Below this line is a set of entries; quote exactly the lines from the line that contains "Write the matplotlib code for this chart." to the line that contains "ax.yaxis.set_label_coords(-(L - 17)", both lines included.

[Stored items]
# # #

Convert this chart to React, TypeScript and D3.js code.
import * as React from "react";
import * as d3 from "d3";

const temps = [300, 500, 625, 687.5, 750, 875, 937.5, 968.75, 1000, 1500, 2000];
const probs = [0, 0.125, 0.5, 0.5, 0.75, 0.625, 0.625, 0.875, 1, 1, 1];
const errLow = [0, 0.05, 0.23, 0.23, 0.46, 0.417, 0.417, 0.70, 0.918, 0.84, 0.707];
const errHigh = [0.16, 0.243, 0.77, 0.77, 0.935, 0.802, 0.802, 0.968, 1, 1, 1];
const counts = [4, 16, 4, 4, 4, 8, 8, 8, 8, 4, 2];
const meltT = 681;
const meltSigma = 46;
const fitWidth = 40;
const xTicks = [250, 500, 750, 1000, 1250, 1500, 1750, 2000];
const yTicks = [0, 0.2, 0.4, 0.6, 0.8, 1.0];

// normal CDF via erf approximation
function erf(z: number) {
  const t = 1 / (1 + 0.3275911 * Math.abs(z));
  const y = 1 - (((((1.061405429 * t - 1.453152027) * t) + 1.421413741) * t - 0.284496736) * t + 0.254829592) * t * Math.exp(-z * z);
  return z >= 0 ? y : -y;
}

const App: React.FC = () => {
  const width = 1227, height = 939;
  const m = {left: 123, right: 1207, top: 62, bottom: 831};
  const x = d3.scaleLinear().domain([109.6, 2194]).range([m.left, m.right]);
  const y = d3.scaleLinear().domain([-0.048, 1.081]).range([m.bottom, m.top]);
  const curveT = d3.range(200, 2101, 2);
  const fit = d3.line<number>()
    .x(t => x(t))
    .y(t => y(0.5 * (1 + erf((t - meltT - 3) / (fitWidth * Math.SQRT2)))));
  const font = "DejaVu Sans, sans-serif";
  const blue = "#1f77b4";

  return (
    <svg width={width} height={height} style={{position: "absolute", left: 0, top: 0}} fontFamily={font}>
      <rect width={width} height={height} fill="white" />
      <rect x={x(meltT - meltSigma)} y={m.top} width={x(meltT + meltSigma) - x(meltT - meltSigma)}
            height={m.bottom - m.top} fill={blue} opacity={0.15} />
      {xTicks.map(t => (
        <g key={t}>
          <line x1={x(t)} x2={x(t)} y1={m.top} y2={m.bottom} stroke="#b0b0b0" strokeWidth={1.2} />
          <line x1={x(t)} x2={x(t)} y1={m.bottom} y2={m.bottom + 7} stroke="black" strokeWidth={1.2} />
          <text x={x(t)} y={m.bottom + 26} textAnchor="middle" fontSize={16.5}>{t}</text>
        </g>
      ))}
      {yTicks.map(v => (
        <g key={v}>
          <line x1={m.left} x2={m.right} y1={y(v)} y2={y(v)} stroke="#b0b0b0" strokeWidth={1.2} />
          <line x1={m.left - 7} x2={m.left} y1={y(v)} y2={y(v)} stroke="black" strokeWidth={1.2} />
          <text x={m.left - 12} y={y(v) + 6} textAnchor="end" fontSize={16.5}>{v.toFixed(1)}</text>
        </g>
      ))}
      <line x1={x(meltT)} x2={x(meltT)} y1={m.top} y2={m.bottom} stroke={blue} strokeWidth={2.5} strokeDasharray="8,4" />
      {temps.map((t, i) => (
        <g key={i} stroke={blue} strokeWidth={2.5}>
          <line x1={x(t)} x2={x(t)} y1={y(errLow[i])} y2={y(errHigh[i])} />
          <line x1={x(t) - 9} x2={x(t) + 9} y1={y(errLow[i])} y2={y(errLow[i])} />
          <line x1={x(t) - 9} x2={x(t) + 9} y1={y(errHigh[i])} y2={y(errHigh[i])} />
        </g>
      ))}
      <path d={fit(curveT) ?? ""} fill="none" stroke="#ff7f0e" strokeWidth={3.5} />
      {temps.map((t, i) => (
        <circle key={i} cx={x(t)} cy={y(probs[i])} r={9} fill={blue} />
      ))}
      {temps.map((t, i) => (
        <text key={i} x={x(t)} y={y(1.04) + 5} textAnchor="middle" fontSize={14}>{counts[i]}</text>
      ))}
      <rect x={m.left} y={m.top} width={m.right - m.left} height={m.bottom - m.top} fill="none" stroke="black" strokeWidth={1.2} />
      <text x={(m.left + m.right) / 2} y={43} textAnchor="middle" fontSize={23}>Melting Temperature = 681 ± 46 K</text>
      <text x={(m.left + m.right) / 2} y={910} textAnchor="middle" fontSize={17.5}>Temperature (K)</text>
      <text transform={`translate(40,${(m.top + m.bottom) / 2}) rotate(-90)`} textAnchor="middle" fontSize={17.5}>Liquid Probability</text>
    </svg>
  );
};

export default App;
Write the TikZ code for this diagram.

# # #

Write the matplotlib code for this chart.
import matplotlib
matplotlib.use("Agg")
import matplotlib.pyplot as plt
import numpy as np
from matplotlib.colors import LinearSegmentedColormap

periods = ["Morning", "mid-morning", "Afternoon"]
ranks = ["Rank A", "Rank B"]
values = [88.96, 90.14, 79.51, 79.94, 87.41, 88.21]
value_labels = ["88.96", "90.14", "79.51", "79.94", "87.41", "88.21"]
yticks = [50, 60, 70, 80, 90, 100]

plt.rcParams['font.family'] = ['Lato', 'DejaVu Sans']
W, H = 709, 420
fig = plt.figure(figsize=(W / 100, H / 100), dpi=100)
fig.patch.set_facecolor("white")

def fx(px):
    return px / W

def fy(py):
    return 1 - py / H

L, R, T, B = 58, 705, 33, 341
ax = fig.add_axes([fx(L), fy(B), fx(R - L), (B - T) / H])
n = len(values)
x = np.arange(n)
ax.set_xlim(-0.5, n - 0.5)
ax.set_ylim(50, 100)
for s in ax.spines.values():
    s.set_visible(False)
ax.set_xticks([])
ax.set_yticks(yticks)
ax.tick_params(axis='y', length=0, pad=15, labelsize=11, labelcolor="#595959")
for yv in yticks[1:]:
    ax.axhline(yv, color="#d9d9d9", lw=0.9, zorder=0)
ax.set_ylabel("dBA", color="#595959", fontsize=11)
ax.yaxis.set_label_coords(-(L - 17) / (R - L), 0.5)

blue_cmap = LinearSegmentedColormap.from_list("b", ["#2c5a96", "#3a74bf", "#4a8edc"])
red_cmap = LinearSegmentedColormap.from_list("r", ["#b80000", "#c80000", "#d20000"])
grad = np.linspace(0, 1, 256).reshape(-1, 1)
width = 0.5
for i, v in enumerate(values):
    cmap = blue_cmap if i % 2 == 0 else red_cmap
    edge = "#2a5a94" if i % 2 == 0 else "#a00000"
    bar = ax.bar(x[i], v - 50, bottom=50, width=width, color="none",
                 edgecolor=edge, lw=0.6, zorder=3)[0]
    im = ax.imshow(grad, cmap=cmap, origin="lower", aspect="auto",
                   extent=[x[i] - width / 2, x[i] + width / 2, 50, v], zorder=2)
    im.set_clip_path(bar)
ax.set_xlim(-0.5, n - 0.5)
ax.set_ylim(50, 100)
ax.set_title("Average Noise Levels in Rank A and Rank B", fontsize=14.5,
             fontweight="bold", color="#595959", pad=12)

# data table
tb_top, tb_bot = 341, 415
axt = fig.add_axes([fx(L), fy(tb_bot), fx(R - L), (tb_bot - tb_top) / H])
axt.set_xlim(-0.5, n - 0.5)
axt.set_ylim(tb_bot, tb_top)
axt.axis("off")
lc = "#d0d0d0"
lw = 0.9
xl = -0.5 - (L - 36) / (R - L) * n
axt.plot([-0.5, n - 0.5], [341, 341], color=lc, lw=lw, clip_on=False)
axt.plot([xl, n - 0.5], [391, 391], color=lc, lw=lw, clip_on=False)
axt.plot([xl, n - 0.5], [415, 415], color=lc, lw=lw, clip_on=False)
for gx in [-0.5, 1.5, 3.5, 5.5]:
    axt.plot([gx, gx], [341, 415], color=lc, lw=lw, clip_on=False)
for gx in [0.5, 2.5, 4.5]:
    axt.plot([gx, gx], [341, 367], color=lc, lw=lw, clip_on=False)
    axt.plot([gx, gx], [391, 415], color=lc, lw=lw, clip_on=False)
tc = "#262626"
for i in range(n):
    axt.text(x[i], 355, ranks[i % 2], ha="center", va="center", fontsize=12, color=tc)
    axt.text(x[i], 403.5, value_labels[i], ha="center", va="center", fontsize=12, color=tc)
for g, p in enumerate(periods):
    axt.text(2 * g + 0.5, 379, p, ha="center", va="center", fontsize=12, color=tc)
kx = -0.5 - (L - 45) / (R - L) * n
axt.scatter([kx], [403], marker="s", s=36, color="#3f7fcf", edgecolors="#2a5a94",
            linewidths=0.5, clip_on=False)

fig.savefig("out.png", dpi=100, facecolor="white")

# # #

• **Correct answer**
Write the matplotlib code for this chart.
import matplotlib
matplotlib.use("Agg")
import matplotlib.pyplot as plt
import numpy as np
from matplotlib.colors import LinearSegmentedColormap

periods = ["Morning", "mid-morning", "Afternoon"]
ranks = ["Rank A", "Rank B"]
values = [88.96, 90.14, 79.51, 79.94, 87.41, 88.21]
value_labels = ["88.96", "90.14", "79.51", "79.94", "87.41", "88.21"]
yticks = [50, 60, 70, 80, 90, 100]

plt.rcParams['font.family'] = ['Lato', 'DejaVu Sans']
W, H = 709, 420
fig = plt.figure(figsize=(W / 100, H / 100), dpi=100)
fig.patch.set_facecolor("white")

def fx(px):
    return px / W

def fy(py):
    return 1 - py / H

L, R, T, B = 58, 705, 33, 341
ax = fig.add_axes([fx(L), fy(B), fx(R - L), (B - T) / H])
n = len(values)
x = np.arange(n)
ax.set_xlim(-0.5, n - 0.5)
ax.set_ylim(50, 100)
for s in ax.spines.values():
    s.set_visible(False)
ax.set_xticks([])
ax.set_yticks(yticks)
ax.tick_params(axis='y', length=0, pad=15, labelsize=11, labelcolor="#595959")
for yv in yticks[1:]:
    ax.axhline(yv, color="#d9d9d9", lw=0.9, zorder=0)
ax.set_ylabel("dBA", color="#595959", fontsize=11)
ax.yaxis.set_label_coords(-(L - 17) / (R - L), 0.5)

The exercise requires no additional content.